Sun Wenguang, a retired economics professor from Shandong Province, was not among those venturing overseas, however. And not by choice. An author whose books offer a critical assessment of Communist Party rule, Mr. Sun, 79, has been repeatedly denied a passport without explanation.
“I’d love to visit my daughter in America and my 90-year-old brother in Taiwan, but the authorities have other ideas,” he said. “I feel like I’m living in a cage.”
Mr. Sun is among the legions of Chinese who have been barred from traveling abroad by a government that is increasingly using decisions on passports as a cudgel against perceived enemies — or as a carrot to encourage academics whose writings have at times strayed from the party line to return to the fold.

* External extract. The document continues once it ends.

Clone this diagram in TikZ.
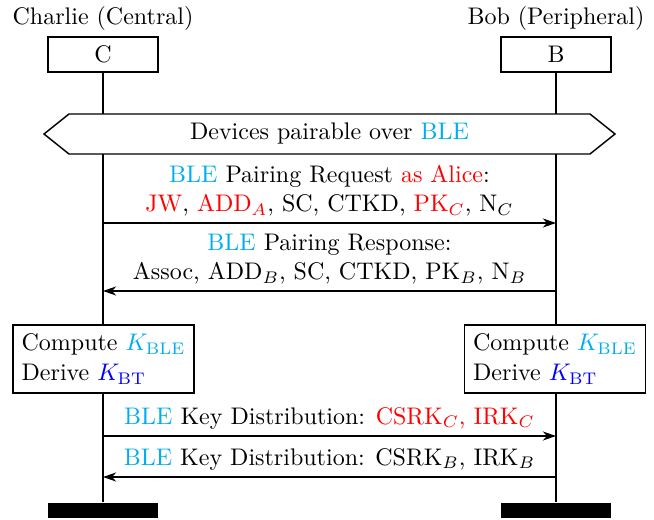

“It’s just another way to punish people they don’t like,” said Wu Zeheng, a government critic and Buddhist spiritual leader from southern Guangdong Province whose failed entreaties to obtain a passport have prevented him from accepting at least a dozen speaking invitations in Europe and North America.
China’s passport restrictions extend to low-level military personnel, Tibetan monks and even the security personnel who process passport applications. “I feel so jealous when I see all my friends taking vacations in Singapore or Thailand but the only way I could join them is to quit my job,” said a 28-year-old police detective in Beijing.
Lawyers and human rights advocates say the number of those affected has soared in recent years, with Tibetans and Uighurs, the Turkic-speaking minority from China’s far west, increasingly ineligible for overseas fellowships, speaking engagements or the organized sightseeing groups that have ferried planeloads of Chinese to foreign capitals.
Although the government does not release figures on those who have been denied passports, human rights groups suggest that at least 14 million people — mostly those officially categorized as ethnic Uighurs and Tibetans — have been directly affected by the restrictions, as have hundreds of religious and political dissidents. A representative of the Exit-Entry Administration of the Public Security Bureau declined to discuss the nation’s passport policies.
The seemingly arbitrary restrictions, not unlike those long employed by the former Soviet Union, also affect overseas Chinese who had grown accustomed to frequent visits home. Scores of Chinese expatriates have been denied new passports by Chinese Embassies when their old ones expire, while others say they are simply turned away after landing in Beijing, Shanghai or Hong Kong.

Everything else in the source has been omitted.